Benjamin Haddad : Cette campagne a été d'abord un référendum sur Donald Trump, sur sa personnalité, son parcours, son tempérament, mais aussi une campagne sur la personnalité en contraste de Joe Biden. Un homme qui est en politique depuis des décennies qui est connu comme étant chaleureux, empathique. C'est un retour aux normes, à la décence. C'est un mot qu'on a beaucoup entendu dans cette campagne. Pas vraiment une campagne sur le fond. On a peu parlé de l'économie ou de l'assurance maladie. Un président qui se veut en père de la nation, rassembleur après des années de divisions et de violence de l'administration Trump. C'est aussi un modéré, un centriste, Joe Biden, comme sa vice-présidente d'ailleurs, Kamala Harris. Il ne serait pas étonnant de le voir nommer quelques personnalités républicaines dans son gouvernement. On parle parfois de Mitt Romney, qui avait été candidat à l'élection présidentielle face à Barack Obama à l'époque. Clairement, un style qui se veut en contraste direct avec celui de son prédécesseur.

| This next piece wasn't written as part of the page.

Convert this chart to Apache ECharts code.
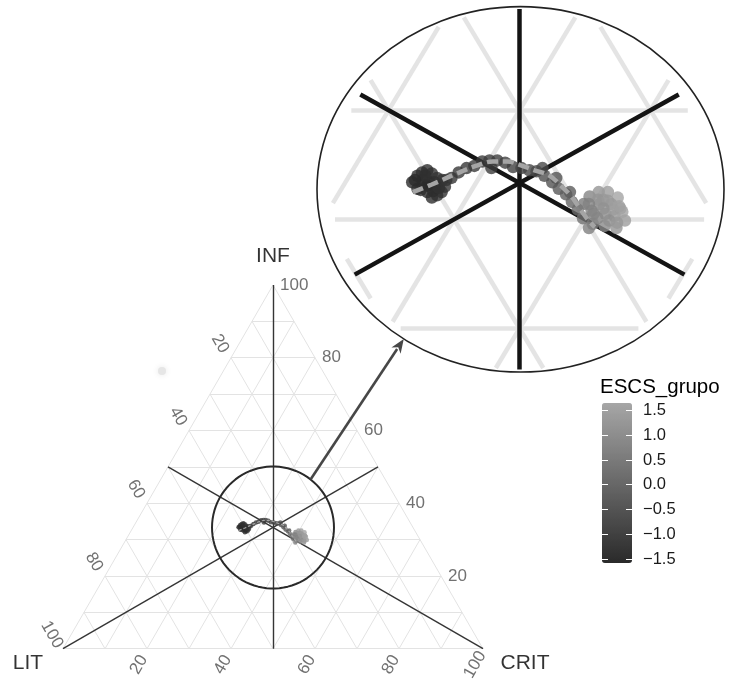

Pourra-t-il reconcilier les Américains rapidement ?

Cela va prendre beaucoup de temps. Ce sera très difficile et ce sera très difficile pour deux raisons. La première raison, c'est qu'on l'a vu avec cette campagne, le pays est très divisé. Il y a peu d'indécis. Il y a peu de centristes. Cette élection a été essentiellement une élection de mobilisation des bases des deux camps et il faut vraiment se rendre compte qu'aux États-Unis aujourd'hui, les Républicains et les Démocrates sont même dans des bulles d'information qui sont étanches. Les Démocrates écoutent MSNBC, les Républicains écoutent Fox News. Ils n'ont pas accès aux mêmes informations. Même si Joe Biden essaie d'être rassembleur et de s'exprimer et de parler à toute la nation et aux républicains, ces discours passeront à travers un filtre avant d'être entendus par l'électorat républicain. La deuxième raison, c'est qu'il devra gouverner, vraisemblablement avec un Sénat qui restera républicain. Et on l'avait vu déjà dans le mandat présidentiel de Barack Obama, les républicains avaient souvent fait obstruction. On avait vu beaucoup de paralysie institutionnelle et donc sur un certain nombre de sujets, notamment les grands sujets économiques ou les sujets de réconciliation raciale que Joe Biden voudra mettre au centre de la présidence, il devra composer avec un Sénat qui sera extrêmement difficile.

Il va falloir aussi se réconcilier avec le monde. Faut-il s'attendre à un apaisement ?

Joe Biden est en politique depuis des décennies, qui a une vraie expérience de politique internationale. Il a été à la commission des Affaires étrangères du Sénat, il a été un vice-président actif sur la scène internationale auprès de Barack Obama. À cet égard, il va revenir avec une approche plus traditionnelle du leadership américain sur la scène internationale, garant de l'ordre libéral international. L'un des grands axes de sa campagne en politique étrangère a été la réhabilitation des alliances, notamment l'alliance avec l'Union européenne et l'OTAN. Là aussi, pour marquer le contraste avec le nationalisme et l'unilatéralisme de Donald Trump et l'hostilité idéologique qu'il avait exprimée vis-à-vis de l'Union européenne. Mais il faut tout de même constater que le monde a changé parce que les États-Unis traversent une crise sanitaire, économique et identitaire profonde et que les priorités du prochain président seront avant tout de rassembler le pays et de répondre à cette crise. Mais aussi un certain nombre de sujets qui ont émergé ces dernières années et qui se sont maintenant vraiment imposés pour les Américains, au premier rang desquels la rivalité stratégique avec la Chine. C'est un sujet, évidemment, qui a été une priorité pour Donald Trump, même s'il n'a pas réussi à vraiment travailler avec ses alliés, à commencer par les alliés européens sur ce sujet. Joe Biden aura à cœur de rassembler les Européens sur ce sujet. Mais il est clair que la crise du Covid-19 a encore renforcé la rivalité stratégique avec la Chine. Cela fait aujourd'hui l'objet d'un certain consensus bipartisan à Washington.